From the listing that follows, output everything exactly except the pictures.
* * * * * * *
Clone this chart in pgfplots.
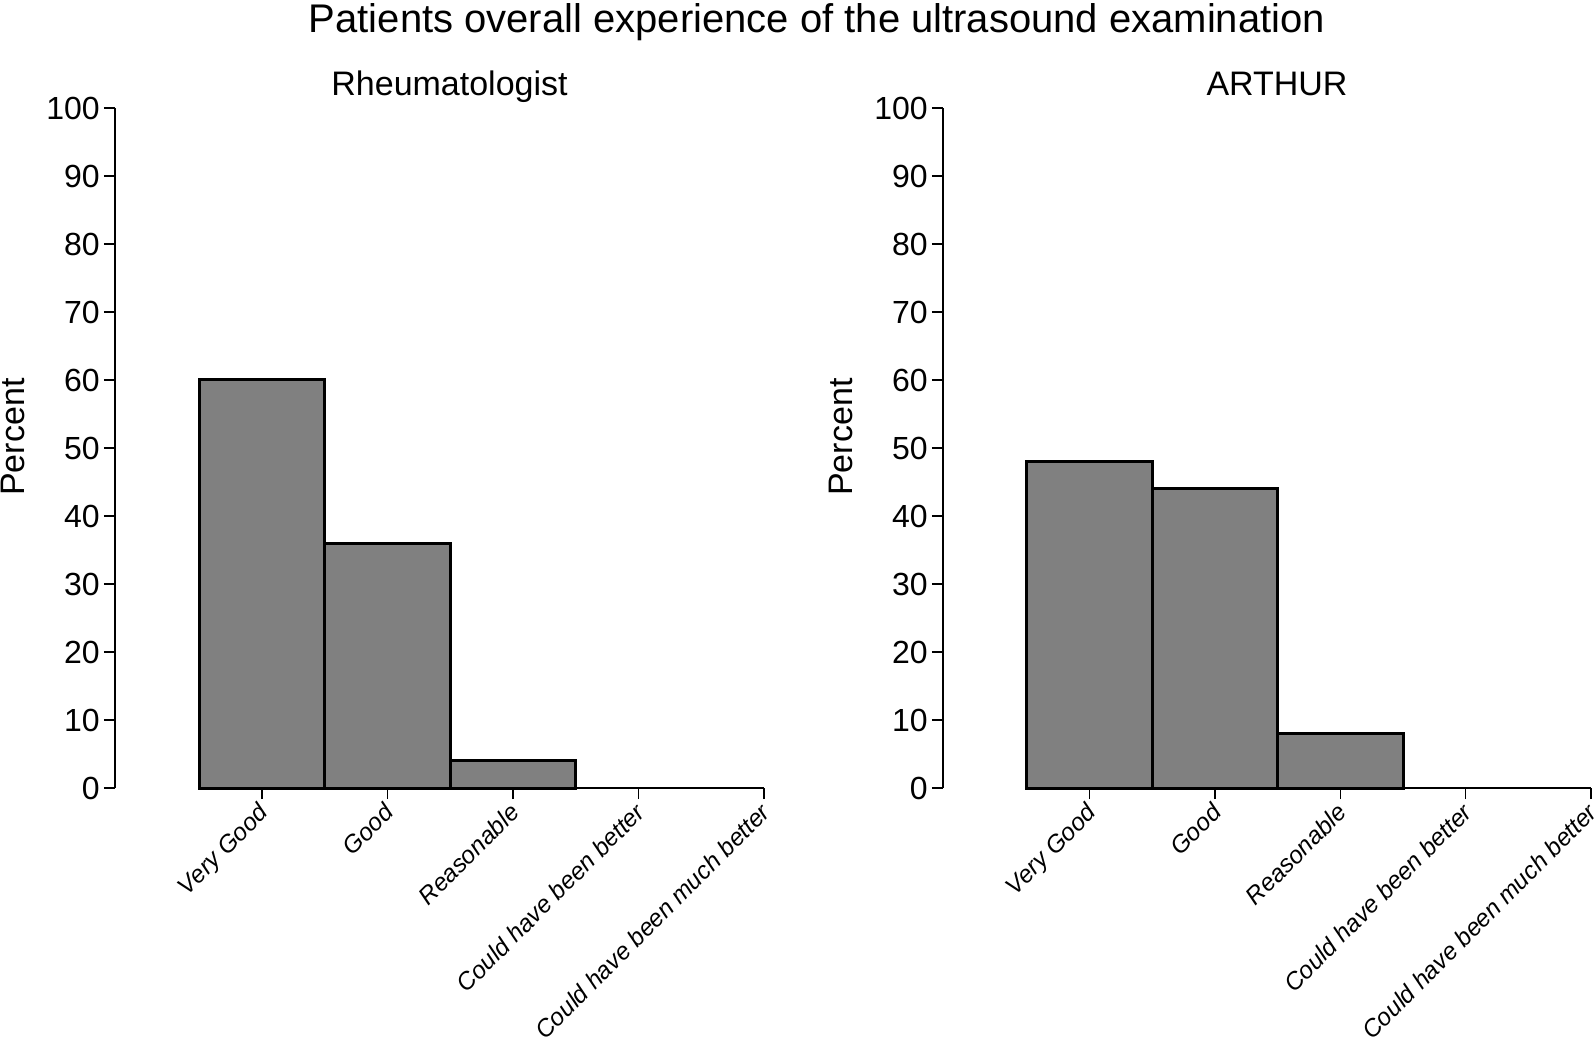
\documentclass[border=0pt]{standalone}
\usepackage{fontspec}
\setmainfont{Liberation Sans}
\usepackage{pgfplots}
\pgfplotsset{compat=1.18}
\definecolor{barfill}{RGB}{128,128,128}
\pgfplotsset{
 every axis title shift=0pt,
 panel/.style={
  scale only axis, width=162.25pt, height=170pt,
  xmin=-1.17, xmax=4, ymin=0, ymax=100,
  axis y line=left, axis x line=bottom,
  axis line style={-, line width=0.4pt},
  x axis line style={draw=none},
  xtick={0,...,4},
  xticklabels={Very Good, Good, Reasonable, Could have been better, Could have been much better},
  ytick={0,10,...,100},
  tick align=outside, major tick length=2.8pt,
  tick style={line width=0.4pt, black},
  /pgf/number format/assume math mode=true,
  yticklabel style={font=\fontsize{8}{9}\selectfont, xshift=2.5pt},
  xticklabel style={font=\fontsize{6.1}{7}\selectfont\itshape, rotate=45, anchor=north east, inner sep=1.5pt, xshift=0.4pt, yshift=2.1pt},
  ylabel={Percent},
  ylabel style={font=\fontsize{8.5}{10}\selectfont, at={(axis description cs:0,0.516)}, anchor=base, yshift=22.6pt},
  title style={font=\fontsize{8.5}{10}\selectfont, at={(axis description cs:0.5,1)}, anchor=base, yshift=3pt, xshift=2.5pt},
  ybar, bar width=1, bar shift=0pt,
  clip=false,
 }
}
\begin{document}
\begin{tikzpicture}
\path[use as bounding box] (-28.75pt,-62.5pt) rectangle (369.75pt,197pt);
\begin{axis}[panel, title={Rheumatologist}, at={(0pt,0pt)}, anchor=south west]
\addplot[fill=barfill, draw=black, line width=0.75pt] coordinates {(0,60) (1,36) (2,4)};
\draw[line width=0.4pt] (axis cs:-0.5,0) -- (axis cs:4,0);
\end{axis}
\begin{axis}[panel, title={ARTHUR}, at={(207pt,0pt)}, anchor=south west, width=162pt]
\addplot[fill=barfill, draw=black, line width=0.75pt] coordinates {(0,48) (1,44) (2,8)};
\draw[line width=0.4pt] (axis cs:-0.5,0) -- (axis cs:4,0);
\end{axis}
\node[font=\fontsize{10}{12}\selectfont, anchor=base] at (175.5pt,188.9pt) {Patients overall experience of the ultrasound examination};
\end{tikzpicture}
\end{document}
* * * * * * *
• **SOLUTION BELOW**
Clone this chart in pgfplots.
\documentclass[border=0pt]{standalone}
\usepackage{fontspec}
\setmainfont{Liberation Sans}
\usepackage{pgfplots}
\pgfplotsset{compat=1.18}
\definecolor{barfill}{RGB}{128,128,128}
\pgfplotsset{
 every axis title shift=0pt,
 panel/.style={
  scale only axis, width=162.25pt, height=170pt,
  xmin=-1.17, xmax=4, ymin=0, ymax=100,
  axis y line=left, axis x line=bottom,
  axis line style={-, line width=0.4pt},
  x axis line style={draw=none},
  xtick={0,...,4},
  xticklabels={Very Good, Good, Reasonable, Could have been better, Could have been much better},
  ytick={0,10,...,100},
  tick align=outside, major tick length=2.8pt,
  tick style={line width=0.4pt, black},
  /pgf/number format/assume math mode=true,
  yticklabel style={font=\fontsize{8}{9}\selectfont, xshift=2.5pt},
  xticklabel style={font=\fontsize{6.1}{7}\selectfont\itshape, rotate=45, anchor=north east, inner sep=1.5pt, xshift=0.4pt, yshift=2.1pt},
  ylabel={Percent},
  ylabel style={font=\fontsize{8.5}{10}\selectfont, at={(axis description cs:0,0.516)}, anchor=base, yshift=22.6pt},
  title style={font=\fontsize{8.5}{10}\selectfont, at={(axis description cs:0.5,1)}, anchor=base, yshift=3pt, xshift=2.5pt},
  ybar, bar width=1, bar shift=0pt,
  clip=false,
 }
}
\begin{document}
\begin{tikzpicture}
\path[use as bounding box] (-28.75pt,-62.5pt) rectangle (369.75pt,197pt);
\begin{axis}[panel, title={Rheumatologist}, at={(0pt,0pt)}, anchor=south west]
\addplot[fill=barfill, draw=black, line width=0.75pt] coordinates {(0,60) (1,36) (2,4)};
\draw[line width=0.4pt] (axis cs:-0.5,0) -- (axis cs:4,0);
\end{axis}
\begin{axis}[panel, title={ARTHUR}, at={(207pt,0pt)}, anchor=south west, width=162pt]
\addplot[fill=barfill, draw=black, line width=0.75pt] coordinates {(0,48) (1,44) (2,8)};
\draw[line width=0.4pt] (axis cs:-0.5,0) -- (axis cs:4,0);
\end{axis}
\node[font=\fontsize{10}{12}\selectfont, anchor=base] at (175.5pt,188.9pt) {Patients overall experience of the ultrasound examination};
\end{tikzpicture}
\end{document}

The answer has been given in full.